## [Written request]
Transcribe the material exactly. Images do not belong in the copy.
:: Supplied material ::
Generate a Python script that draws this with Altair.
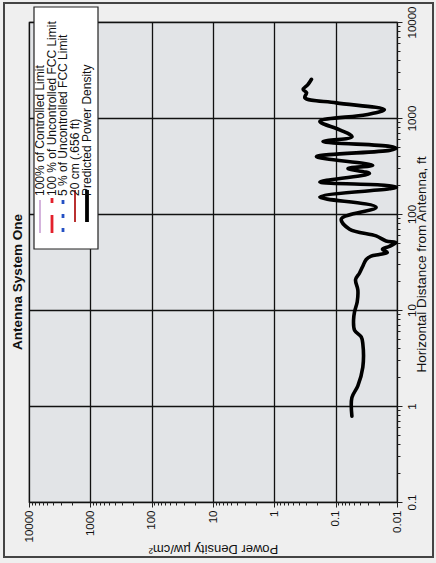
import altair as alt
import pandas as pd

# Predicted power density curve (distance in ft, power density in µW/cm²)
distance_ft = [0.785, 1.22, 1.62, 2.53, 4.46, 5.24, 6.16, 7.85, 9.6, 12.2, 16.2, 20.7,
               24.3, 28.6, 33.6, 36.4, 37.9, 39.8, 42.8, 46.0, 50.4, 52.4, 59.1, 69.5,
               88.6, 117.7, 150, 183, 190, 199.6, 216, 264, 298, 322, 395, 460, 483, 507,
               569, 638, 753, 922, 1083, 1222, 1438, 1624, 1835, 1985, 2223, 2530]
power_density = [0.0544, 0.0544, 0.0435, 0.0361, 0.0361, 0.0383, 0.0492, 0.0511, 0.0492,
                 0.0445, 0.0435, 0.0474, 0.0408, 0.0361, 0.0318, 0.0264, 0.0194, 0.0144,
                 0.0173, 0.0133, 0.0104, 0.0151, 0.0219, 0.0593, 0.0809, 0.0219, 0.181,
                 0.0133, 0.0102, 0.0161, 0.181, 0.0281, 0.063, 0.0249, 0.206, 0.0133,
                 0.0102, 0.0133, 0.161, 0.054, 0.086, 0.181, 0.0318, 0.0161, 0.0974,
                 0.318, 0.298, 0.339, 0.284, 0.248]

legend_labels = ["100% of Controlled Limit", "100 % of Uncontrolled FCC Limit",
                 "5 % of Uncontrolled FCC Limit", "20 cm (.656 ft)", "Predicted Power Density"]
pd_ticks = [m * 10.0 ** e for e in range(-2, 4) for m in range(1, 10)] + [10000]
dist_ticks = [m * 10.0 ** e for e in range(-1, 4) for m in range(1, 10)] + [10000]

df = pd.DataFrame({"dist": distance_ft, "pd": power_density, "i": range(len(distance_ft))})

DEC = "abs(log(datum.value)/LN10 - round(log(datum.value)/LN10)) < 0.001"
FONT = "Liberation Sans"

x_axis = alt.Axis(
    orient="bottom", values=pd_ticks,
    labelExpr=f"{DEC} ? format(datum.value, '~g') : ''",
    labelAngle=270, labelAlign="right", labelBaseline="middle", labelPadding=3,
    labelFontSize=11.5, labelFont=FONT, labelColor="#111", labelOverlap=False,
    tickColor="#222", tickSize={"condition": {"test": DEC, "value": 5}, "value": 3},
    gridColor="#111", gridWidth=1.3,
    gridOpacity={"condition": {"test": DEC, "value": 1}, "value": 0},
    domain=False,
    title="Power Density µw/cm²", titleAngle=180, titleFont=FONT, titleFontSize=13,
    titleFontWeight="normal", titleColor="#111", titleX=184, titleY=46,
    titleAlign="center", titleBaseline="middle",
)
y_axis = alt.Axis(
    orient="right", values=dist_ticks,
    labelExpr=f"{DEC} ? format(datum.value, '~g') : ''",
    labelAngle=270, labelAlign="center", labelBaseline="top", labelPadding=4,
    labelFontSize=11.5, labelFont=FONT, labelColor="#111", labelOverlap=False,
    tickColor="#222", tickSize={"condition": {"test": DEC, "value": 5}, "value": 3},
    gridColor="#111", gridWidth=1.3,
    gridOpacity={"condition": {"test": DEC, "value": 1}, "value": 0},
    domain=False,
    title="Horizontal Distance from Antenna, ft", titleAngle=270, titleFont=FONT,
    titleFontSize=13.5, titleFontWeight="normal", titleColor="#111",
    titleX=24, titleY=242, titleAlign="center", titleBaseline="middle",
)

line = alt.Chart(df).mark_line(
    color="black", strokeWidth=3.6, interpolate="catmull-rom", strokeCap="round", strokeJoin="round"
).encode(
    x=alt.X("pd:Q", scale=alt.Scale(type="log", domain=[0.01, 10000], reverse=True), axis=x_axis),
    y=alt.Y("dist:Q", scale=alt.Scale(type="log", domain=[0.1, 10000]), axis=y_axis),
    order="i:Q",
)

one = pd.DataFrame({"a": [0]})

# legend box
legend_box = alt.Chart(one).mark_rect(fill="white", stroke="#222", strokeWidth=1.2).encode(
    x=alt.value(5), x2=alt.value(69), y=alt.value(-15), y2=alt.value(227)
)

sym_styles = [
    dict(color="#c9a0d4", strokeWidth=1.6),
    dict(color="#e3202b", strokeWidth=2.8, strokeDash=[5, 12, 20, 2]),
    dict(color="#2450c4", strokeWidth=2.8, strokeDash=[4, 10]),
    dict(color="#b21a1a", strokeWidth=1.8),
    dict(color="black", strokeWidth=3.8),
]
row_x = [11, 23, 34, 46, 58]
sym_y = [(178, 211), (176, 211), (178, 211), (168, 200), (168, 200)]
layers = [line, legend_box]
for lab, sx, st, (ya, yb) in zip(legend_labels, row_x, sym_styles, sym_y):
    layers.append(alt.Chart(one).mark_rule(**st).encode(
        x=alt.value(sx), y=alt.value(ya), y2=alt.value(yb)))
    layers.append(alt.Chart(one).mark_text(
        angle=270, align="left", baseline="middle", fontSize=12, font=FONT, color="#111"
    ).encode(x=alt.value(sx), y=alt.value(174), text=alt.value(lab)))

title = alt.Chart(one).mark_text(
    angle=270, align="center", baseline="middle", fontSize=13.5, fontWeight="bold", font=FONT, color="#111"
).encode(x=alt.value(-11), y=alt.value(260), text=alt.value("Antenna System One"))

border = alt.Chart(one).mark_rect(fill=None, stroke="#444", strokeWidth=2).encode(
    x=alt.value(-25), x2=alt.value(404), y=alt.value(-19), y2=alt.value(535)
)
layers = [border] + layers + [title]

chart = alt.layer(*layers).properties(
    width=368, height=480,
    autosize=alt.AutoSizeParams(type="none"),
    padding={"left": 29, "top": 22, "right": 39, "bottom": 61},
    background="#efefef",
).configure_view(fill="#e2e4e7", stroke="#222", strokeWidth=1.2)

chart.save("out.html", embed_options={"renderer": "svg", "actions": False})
:::
## [Task output]
Generate a Python script that draws this with Altair.
import altair as alt
import pandas as pd

# Predicted power density curve (distance in ft, power density in µW/cm²)
distance_ft = [0.785, 1.22, 1.62, 2.53, 4.46, 5.24, 6.16, 7.85, 9.6, 12.2, 16.2, 20.7,
               24.3, 28.6, 33.6, 36.4, 37.9, 39.8, 42.8, 46.0, 50.4, 52.4, 59.1, 69.5,
               88.6, 117.7, 150, 183, 190, 199.6, 216, 264, 298, 322, 395, 460, 483, 507,
               569, 638, 753, 922, 1083, 1222, 1438, 1624, 1835, 1985, 2223, 2530]
power_density = [0.0544, 0.0544, 0.0435, 0.0361, 0.0361, 0.0383, 0.0492, 0.0511, 0.0492,
                 0.0445, 0.0435, 0.0474, 0.0408, 0.0361, 0.0318, 0.0264, 0.0194, 0.0144,
                 0.0173, 0.0133, 0.0104, 0.0151, 0.0219, 0.0593, 0.0809, 0.0219, 0.181,
                 0.0133, 0.0102, 0.0161, 0.181, 0.0281, 0.063, 0.0249, 0.206, 0.0133,
                 0.0102, 0.0133, 0.161, 0.054, 0.086, 0.181, 0.0318, 0.0161, 0.0974,
                 0.318, 0.298, 0.339, 0.284, 0.248]

legend_labels = ["100% of Controlled Limit", "100 % of Uncontrolled FCC Limit",
                 "5 % of Uncontrolled FCC Limit", "20 cm (.656 ft)", "Predicted Power Density"]
pd_ticks = [m * 10.0 ** e for e in range(-2, 4) for m in range(1, 10)] + [10000]
dist_ticks = [m * 10.0 ** e for e in range(-1, 4) for m in range(1, 10)] + [10000]

df = pd.DataFrame({"dist": distance_ft, "pd": power_density, "i": range(len(distance_ft))})

DEC = "abs(log(datum.value)/LN10 - round(log(datum.value)/LN10)) < 0.001"
FONT = "Liberation Sans"

x_axis = alt.Axis(
    orient="bottom", values=pd_ticks,
    labelExpr=f"{DEC} ? format(datum.value, '~g') : ''",
    labelAngle=270, labelAlign="right", labelBaseline="middle", labelPadding=3,
    labelFontSize=11.5, labelFont=FONT, labelColor="#111", labelOverlap=False,
    tickColor="#222", tickSize={"condition": {"test": DEC, "value": 5}, "value": 3},
    gridColor="#111", gridWidth=1.3,
    gridOpacity={"condition": {"test": DEC, "value": 1}, "value": 0},
    domain=False,
    title="Power Density µw/cm²", titleAngle=180, titleFont=FONT, titleFontSize=13,
    titleFontWeight="normal", titleColor="#111", titleX=184, titleY=46,
    titleAlign="center", titleBaseline="middle",
)
y_axis = alt.Axis(
    orient="right", values=dist_ticks,
    labelExpr=f"{DEC} ? format(datum.value, '~g') : ''",
    labelAngle=270, labelAlign="center", labelBaseline="top", labelPadding=4,
    labelFontSize=11.5, labelFont=FONT, labelColor="#111", labelOverlap=False,
    tickColor="#222", tickSize={"condition": {"test": DEC, "value": 5}, "value": 3},
    gridColor="#111", gridWidth=1.3,
    gridOpacity={"condition": {"test": DEC, "value": 1}, "value": 0},
    domain=False,
    title="Horizontal Distance from Antenna, ft", titleAngle=270, titleFont=FONT,
    titleFontSize=13.5, titleFontWeight="normal", titleColor="#111",
    titleX=24, titleY=242, titleAlign="center", titleBaseline="middle",
)

line = alt.Chart(df).mark_line(
    color="black", strokeWidth=3.6, interpolate="catmull-rom", strokeCap="round", strokeJoin="round"
).encode(
    x=alt.X("pd:Q", scale=alt.Scale(type="log", domain=[0.01, 10000], reverse=True), axis=x_axis),
    y=alt.Y("dist:Q", scale=alt.Scale(type="log", domain=[0.1, 10000]), axis=y_axis),
    order="i:Q",
)

one = pd.DataFrame({"a": [0]})

# legend box
legend_box = alt.Chart(one).mark_rect(fill="white", stroke="#222", strokeWidth=1.2).encode(
    x=alt.value(5), x2=alt.value(69), y=alt.value(-15), y2=alt.value(227)
)

sym_styles = [
    dict(color="#c9a0d4", strokeWidth=1.6),
    dict(color="#e3202b", strokeWidth=2.8, strokeDash=[5, 12, 20, 2]),
    dict(color="#2450c4", strokeWidth=2.8, strokeDash=[4, 10]),
    dict(color="#b21a1a", strokeWidth=1.8),
    dict(color="black", strokeWidth=3.8),
]
row_x = [11, 23, 34, 46, 58]
sym_y = [(178, 211), (176, 211), (178, 211), (168, 200), (168, 200)]
layers = [line, legend_box]
for lab, sx, st, (ya, yb) in zip(legend_labels, row_x, sym_styles, sym_y):
    layers.append(alt.Chart(one).mark_rule(**st).encode(
        x=alt.value(sx), y=alt.value(ya), y2=alt.value(yb)))
    layers.append(alt.Chart(one).mark_text(
        angle=270, align="left", baseline="middle", fontSize=12, font=FONT, color="#111"
    ).encode(x=alt.value(sx), y=alt.value(174), text=alt.value(lab)))

title = alt.Chart(one).mark_text(
    angle=270, align="center", baseline="middle", fontSize=13.5, fontWeight="bold", font=FONT, color="#111"
).encode(x=alt.value(-11), y=alt.value(260), text=alt.value("Antenna System One"))

border = alt.Chart(one).mark_rect(fill=None, stroke="#444", strokeWidth=2).encode(
    x=alt.value(-25), x2=alt.value(404), y=alt.value(-19), y2=alt.value(535)
)
layers = [border] + layers + [title]

chart = alt.layer(*layers).properties(
    width=368, height=480,
    autosize=alt.AutoSizeParams(type="none"),
    padding={"left": 29, "top": 22, "right": 39, "bottom": 61},
    background="#efefef",
).configure_view(fill="#e2e4e7", stroke="#222", strokeWidth=1.2)

chart.save("out.html", embed_options={"renderer": "svg", "actions": False})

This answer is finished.